Vegan Stuffing

Ingredients:  ½ loaf gluten free sour dough bread cut into ¾" cubes (5 cups)  ½ large onion diced  (1 cup)  2 celery stalks diced  (1 cup)  8 ounces crimini mushrooms stems trimmed, sliced, and cut in ½ (3 ¼ cups)

Ingredients continued:  1 teaspoon finely chopped fresh thyme  1 teaspoon finely chopped fresh sage  1 garlic clove minced  ½ teaspoon salt  Pepper to taste  1 cup low sodium vegetable broth  1 tablespoon olive oil

 Preheat oven to 350°. Spread bread cubes onto 2 sheet pans in a single layer. Toast at 350° for 10-15 minutes or until crisp and dried all the way through.

 Increase oven temperature to 375°. Heat olive oil in a large skillet over medium heat. Add diced celery and onions. Cook until starting to soften, about 5-6 minutes.

 Add mushrooms, thyme, sage, and garlic. Cook until tender, about 4-5 minutes. Add salt and pepper.

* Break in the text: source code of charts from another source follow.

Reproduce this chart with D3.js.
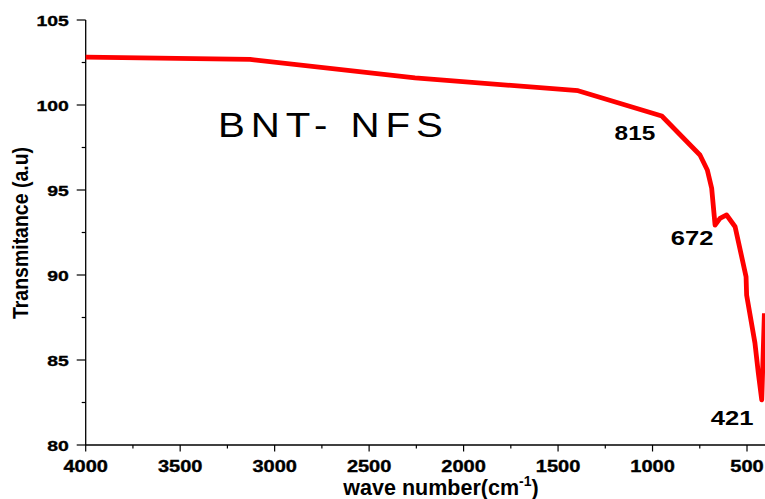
<!DOCTYPE html>
<html>
<head>
<meta charset="utf-8">
<script src="https://cdn.jsdelivr.net/npm/d3@7"></script>
<style>
  html, body { margin: 0; padding: 0; background: #fff; }
  svg { display: block; }
</style>
</head>
<body>
<script>
// ---- data ----
const waveNumbers = [4000, 3130, 2257, 1394, 951, 749, 710, 687, 669, 643, 608, 563, 505, 502, 458, 440, 422, 408];
const transmittance = [102.82, 102.68, 101.6, 100.84, 99.35, 97.06, 96.18, 95.1, 92.94, 93.33, 93.53, 92.84, 89.9, 88.82, 86.0, 84.22, 82.65, 87.75];
const xTickValues = [4000, 3500, 3000, 2500, 2000, 1500, 1000, 500];
const yTickValues = [80, 85, 90, 95, 100, 105];
const peakLabels = ["815", "672", "421"];
const peakLabelX = [1093, 791, 579];
const peakLabelY = [97.94, 91.76, 81.18];
const sampleName = "BNT- NFS";

const W = 765, H = 499;
const svg = d3.select("body").append("svg").attr("width", W).attr("height", H);

const x = d3.scaleLinear().domain([4000, 400]).range([85.7, 765.9]);
const y = d3.scaleLinear().domain([80, 105]).range([445, 20]);

const SX = 1.25; // horizontal stretch of tick label glyphs
const FONT = "Liberation Sans, Arial, sans-serif";

// x axis
const xAxis = svg.append("g").attr("transform", `translate(0,${y(80)})`);
xAxis.append("line").attr("x1", x(4000)).attr("x2", W).attr("stroke", "#000").attr("stroke-width", 1.3);
const xMinor = d3.range(3750, 400, -500);
xAxis.selectAll(".xmin").data(xMinor).join("line")
  .attr("x1", d => x(d)).attr("x2", d => x(d)).attr("y1", 0).attr("y2", 3.5)
  .attr("stroke", "#000").attr("stroke-width", 1.2);
const xt = xAxis.selectAll(".xt").data(xTickValues).join("g")
  .attr("transform", d => `translate(${x(d)},0)`);
xt.append("line").attr("y1", 0).attr("y2", 6.5).attr("stroke", "#000").attr("stroke-width", 1.2);
xt.append("text").text(d => d)
  .attr("transform", `translate(0,26.5) scale(${SX},1)`)
  .attr("text-anchor", "middle")
  .attr("font-family", FONT)
  .attr("font-weight", "bold").attr("font-size", 16).attr("fill", "#000")
  .attr("stroke", "#000").attr("stroke-width", 0.35);

// y axis
const yAxis = svg.append("g").attr("transform", `translate(${x(4000)},0)`);
yAxis.append("line").attr("y1", y(105)).attr("y2", y(80)).attr("stroke", "#000").attr("stroke-width", 1.3);
const yMinor = d3.range(82.5, 105, 5);
yAxis.selectAll(".ymin").data(yMinor).join("line")
  .attr("y1", d => y(d)).attr("y2", d => y(d)).attr("x1", 0).attr("x2", -4)
  .attr("stroke", "#000").attr("stroke-width", 1.2);
const yt = yAxis.selectAll(".yt").data(yTickValues).join("g")
  .attr("transform", d => `translate(0,${y(d)})`);
yt.append("line").attr("x1", 0).attr("x2", -9).attr("stroke", "#000").attr("stroke-width", 1.2);
yt.append("text").text(d => d)
  .attr("transform", `translate(-17,5.5) scale(${SX},1)`)
  .attr("text-anchor", "end")
  .attr("font-family", FONT)
  .attr("font-weight", "bold").attr("font-size", 15.5).attr("fill", "#000")
  .attr("stroke", "#000").attr("stroke-width", 0.35);

// axis titles
svg.append("text").attr("x", 441).attr("y", 495)
  .attr("text-anchor", "middle")
  .attr("font-family", FONT)
  .attr("font-weight", "bold").attr("font-size", 21.5).attr("fill", "#000")
  .call(t => {
    t.append("tspan").text("wave number(cm");
    t.append("tspan").text("-1").attr("font-size", 14).attr("dy", -9);
    t.append("tspan").text(")").attr("dy", 9);
  });

svg.append("text")
  .attr("transform", `translate(28,233) scale(1.15,1) rotate(-90)`)
  .attr("text-anchor", "middle")
  .attr("font-family", FONT)
  .attr("font-weight", "bold").attr("font-size", 19.5).attr("fill", "#000")
  .text("Transmitance (a.u)");

// the spectrum
const pts = waveNumbers.map((w, i) => [w, transmittance[i]]);
svg.append("path").datum(pts)
  .attr("d", d3.line().x(d => x(d[0])).y(d => y(d[1])))
  .attr("fill", "none").attr("stroke", "#ff0000").attr("stroke-width", 4.8)
  .attr("stroke-linejoin", "round").attr("stroke-linecap", "butt");

// peak labels
svg.selectAll(".pk").data(peakLabels).join("text")
  .attr("transform", (d, i) => `translate(${x(peakLabelX[i])},${y(peakLabelY[i])}) scale(1.22,1)`)
  .attr("text-anchor", "middle")
  .attr("font-family", FONT)
  .attr("font-weight", "bold").attr("font-size", (d, i) => i === 0 ? 20 : 21).attr("fill", "#000")
  .text(d => d);

// sample name
svg.append("text")
  .attr("transform", `translate(${x(3300)},${y(98.12)}) scale(1.15,1)`)
  .attr("textLength", 225 / 1.15).attr("lengthAdjust", "spacing")
  .attr("font-family", FONT)
  .attr("font-size", 35).attr("fill", "#000")
  .text(sampleName);
</script>
</body>
</html>
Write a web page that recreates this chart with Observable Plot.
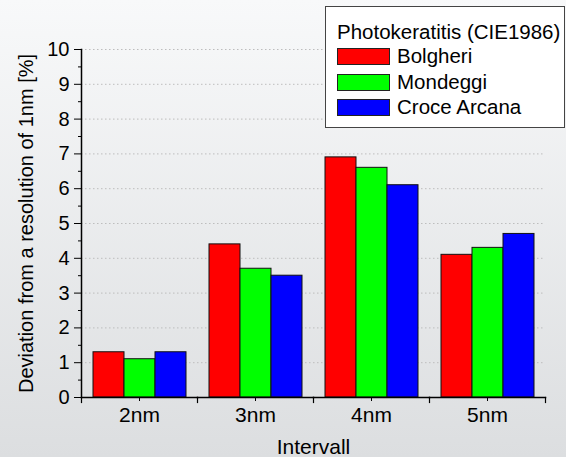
<!DOCTYPE html>
<html><head><meta charset="utf-8">
<script src="https://cdn.jsdelivr.net/npm/d3@7"></script>
<script src="https://cdn.jsdelivr.net/npm/@observablehq/plot@0.6"></script>
<style>
html,body{margin:0;padding:0;}
body{width:566px;height:457px;overflow:hidden;font-family:"Liberation Sans",Arial,sans-serif;}
#chart{position:relative;width:566px;height:457px;background:linear-gradient(#f8f9fa,#dcdee0);}
#chart svg{position:absolute;left:0;top:0;}
#legend{position:absolute;left:325px;top:6px;width:240px;height:122px;background:#fff;border:1px solid #444;box-sizing:border-box;font-size:20.5px;color:#000;}
#legend .title{position:absolute;left:11px;top:13px;white-space:nowrap;line-height:24px;}
#legend .item{position:absolute;left:11px;height:18px;white-space:nowrap;}
#legend .sw{position:absolute;left:0;top:0;width:51px;height:15px;border:1px solid #222;}
#legend .lab{position:absolute;left:60px;top:-4px;line-height:24px;}
</style></head><body><div id="chart"></div>
<script>
const intervals = ["2nm", "3nm", "4nm", "5nm"];
const series = ["Bolgheri", "Mondeggi", "Croce Arcana"];
const colors = ["#ff0000", "#00ff00", "#0000ff"];
const bolgheri = [1.3, 4.4, 6.9, 4.1];
const mondeggi = [1.1, 3.7, 6.6, 4.3];
const croceArcana = [1.3, 3.5, 6.1, 4.7];
const yTicks = [0, 1, 2, 3, 4, 5, 6, 7, 8, 9, 10];
const yMinorTicks = [0.5, 1.5, 2.5, 3.5, 4.5, 5.5, 6.5, 7.5, 8.5, 9.5];
const legendTitle = "Photokeratitis (CIE1986)";
const xLabel = "Intervall";
const yLabel = "Deviation from a resolution of 1nm [%]";

const valuesBySeries = [bolgheri, mondeggi, croceArcana];
const data = [];
intervals.forEach((iv, i) => series.forEach((s, j) => data.push({interval: iv, series: s, value: valuesBySeries[j][i]})));

const W = 566, H = 457, mT = 49, mB = 60, mL = 79, mR = 20;
const innerH = H - mT - mB;

const plot = Plot.plot({
  width: W, height: H,
  marginTop: mT, marginBottom: mB, marginLeft: mL, marginRight: mR,
  style: {background: "transparent", fontFamily: "'Liberation Sans', Arial, sans-serif", fontSize: "21px", color: "#000"},
  fx: {domain: intervals, paddingInner: 0, paddingOuter: 0},
  x: {domain: series, paddingInner: 0, paddingOuter: 0.37, axis: null},
  y: {domain: [0, 10]},
  color: {domain: series, range: colors},
  marks: [
    Plot.ruleY(yTicks.filter(d => d > 0), {stroke: "#bdbdbd", strokeDasharray: "1.5,2.5"}),
    Plot.barY(data, {fx: "interval", x: "series", y: "value", fill: "series", stroke: "#111", strokeWidth: 1}),
    Plot.frame({anchor: "bottom", stroke: "#000", strokeWidth: 1.5}),
    Plot.frame({anchor: "left", facetAnchor: "left", stroke: "#000", strokeWidth: 1.5}),
    Plot.frame({anchor: "left", insetTop: innerH, insetBottom: -5, stroke: "#000", strokeWidth: 1.2}),
    Plot.frame({anchor: "right", facetAnchor: "right", insetTop: innerH, insetBottom: -5, stroke: "#000", strokeWidth: 1.2}),
    Plot.axisFx({anchor: "bottom", tickSize: 4, tickPadding: 6, fontSize: 21, label: xLabel, labelAnchor: "center", labelArrow: false, labelOffset: 56}),
    Plot.axisY(yTicks, {tickSize: 7, tickPadding: 5, fontSize: 20, label: yLabel, labelAnchor: "center", labelArrow: false, labelOffset: 63}),
    Plot.axisY(yMinorTicks, {tickSize: 3, tickFormat: () => "", label: null})
  ]
});
const chart = document.getElementById("chart");
chart.appendChild(plot);

const legend = document.createElement("div");
legend.id = "legend";
const t = document.createElement("div");
t.className = "title";
t.textContent = legendTitle;
legend.appendChild(t);
series.forEach((s, j) => {
  const it = document.createElement("div");
  it.className = "item";
  it.style.top = (41 + j * 25.5) + "px";
  const sw = document.createElement("div");
  sw.className = "sw";
  sw.style.background = colors[j];
  const lab = document.createElement("div");
  lab.className = "lab";
  lab.textContent = s;
  it.appendChild(sw); it.appendChild(lab);
  legend.appendChild(it);
});
chart.appendChild(legend);
</script></body></html>
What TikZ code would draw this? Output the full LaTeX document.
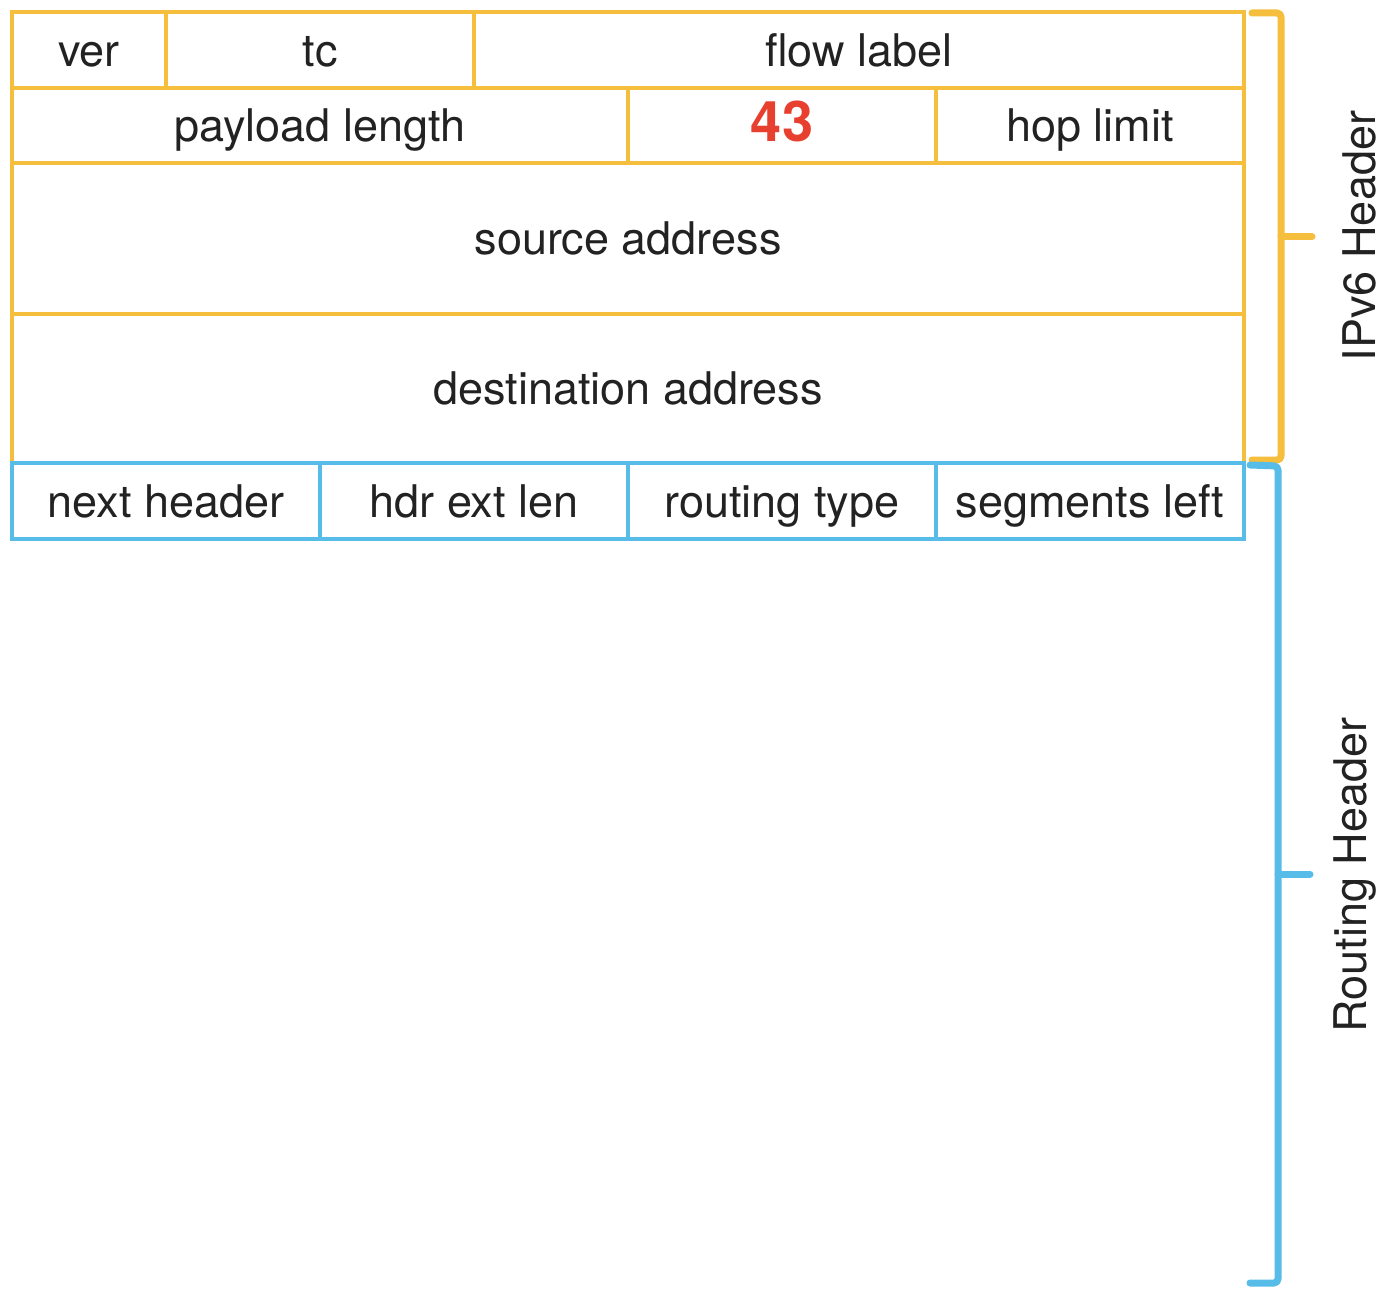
\documentclass[tikz,border=0pt]{standalone}
\usepackage{fontspec}
\setmainfont{TeX Gyre Heros}
\definecolor{hdryellow}{HTML}{F5BE3C}
\definecolor{hdrblue}{HTML}{58BCE8}
\definecolor{hdrred}{HTML}{E8402F}
\definecolor{hdrtext}{HTML}{222222}
% A field of the header layout, given by its corners (x1,y1) and (x2,y2)
\newcommand\hdrfield[7]{%
  \node[field, draw=#7,
        minimum width={(#4-#2)*0.5pt}, minimum height={(#5-#3)*0.5pt}]
        (#1) at ({(#2+#4)/2},{(#3+#5)/2}) {#6};}
\begin{document}
\begin{tikzpicture}[x=0.5pt, y=-0.5pt,
  field/.style={rectangle, line width=1.6pt, inner sep=0pt, outer sep=0pt,
    text=hdrtext, font=\fontsize{22.5}{26}\selectfont,
    text height=16.2pt, text depth=0pt},
  bracket/.style={line width=3.5pt, rounded corners=2pt, line cap=round, line join=round},
  side/.style={rotate=90, text=hdrtext, font=\fontsize{22.5}{26}\selectfont,
    inner sep=0pt, text height=16.2pt, text depth=0pt}]
\useasboundingbox (0,0) rectangle (1386,1289);

% IPv6 header
\hdrfield{ver}{12}{12}{166}{88}{ver}{hdryellow}
\hdrfield{tc}{166}{12}{474}{88}{tc}{hdryellow}
\hdrfield{flow}{474}{12}{1244}{88}{flow label}{hdryellow}
\hdrfield{plen}{12}{88}{628}{163}{payload length}{hdryellow}
\hdrfield{nh}{628}{88}{936}{163}{\fontsize{28}{32}\selectfont\bfseries\color{hdrred}43}{hdryellow}
\hdrfield{hop}{936}{88}{1244}{163}{hop limit}{hdryellow}
\hdrfield{src}{12}{163}{1244}{314}{source address}{hdryellow}
\hdrfield{dst}{12}{314}{1244}{463}{destination address}{hdryellow}

% Routing header
\hdrfield{rnh}{12}{463}{320}{539}{next header}{hdrblue}
\hdrfield{hel}{320}{463}{628}{539}{hdr ext len}{hdrblue}
\hdrfield{rtype}{628}{463}{936}{539}{routing type}{hdrblue}
\hdrfield{segl}{936}{463}{1244}{539}{segments left}{hdrblue}

% Brackets
\draw[bracket, hdryellow] (1252,13) -- (1281,13) -- (1281,460) -- (1252,460);
\draw[bracket, hdryellow] (1281,237) -- (1312,237);
\draw[bracket, hdrblue] (1250,465) -- (1278,466) -- (1278,1283) -- (1250,1283);
\draw[bracket, hdrblue] (1278,874) -- (1310,874);

\node[side] (ipv6lbl) at (1359,236) {IPv6 Header};
\node[side] (rtlbl) at (1350,875) {Routing Header};
\end{tikzpicture}
\end{document}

 Add low sodium vegetable broth. Fold in bread cubes making sure to coat all the cubes. Season with more salt and pepper, if needed.

 Transfer mixture to an oiled 7 ½" x 9 ½" baking dish (or similar size that holds 2.75 quarts). Cover with aluminum foil.

 Bake at 375° for 30 minute. Remove aluminum foil and bake another 10 minutes, or until golden brown.